Mile 12 is what broke me. I couldn’t run more than a few paces before I decided I needed to stop for a walk. I was telling myself to keep going, but there was no mental will. My slowest mile.

Mile 13 is where my will to finish outweighed my desire to quit. I wanted to finish this bloody race and drink a beer.

What did I learn?

In the end, I definitely beat my 2016 race time by over 30 minutes, so I learned that I’m stronger now than I was 2 years ago.

I took a big gamble on a hard pace, on a hard day, with a challenging course. I ran a solid 10 miles, and then crashed spectacularly in the last 5K.

I’m not disappointed with my time. I ran 7 miles in under 60 minutes and 10 miles in 1:26. These times show that the potential is there, and that the time will come sooner than I think.
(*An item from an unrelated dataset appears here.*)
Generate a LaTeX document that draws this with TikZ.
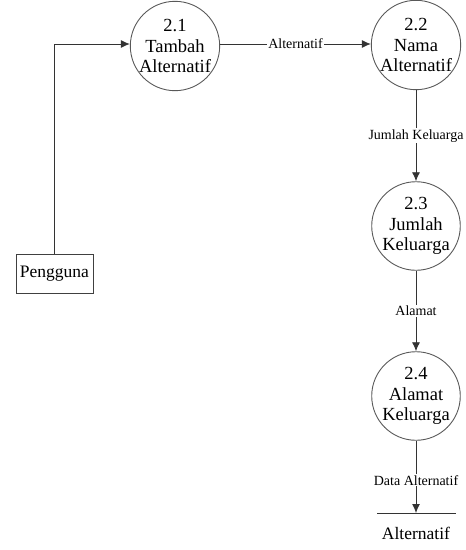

Cheer squads are everything. It sounds cheesy, but seeing your mates on the sidelines cheering your name is just such a positive boost. When you miss each other, it can be a mental mindf***.

I didn’t care for the Hackney course 2 years ago, and my feeling hasn’t changed. The route includes a few immediate u-turns and a lot of narrow streets. I feel that the field size needs to be smaller to allow runners the space to run. I can’t tell you how many people I had to dodge around or slow down until I could find a space to open up.

All said, I redeemed myself for 2016, ran another sub 2 half marathon, and learned what I can do, and what I need to focus on in the coming months to get that 1:50 half marathon and sub 4 marathon.

What’s next? 

Willy and I are running the Vitality 10K on Bank Holiday Monday. A shorter race, but hopefully the chance to test myself a bit more. It officially marks the start for Berlin training, so I’ll be blogging more about my training.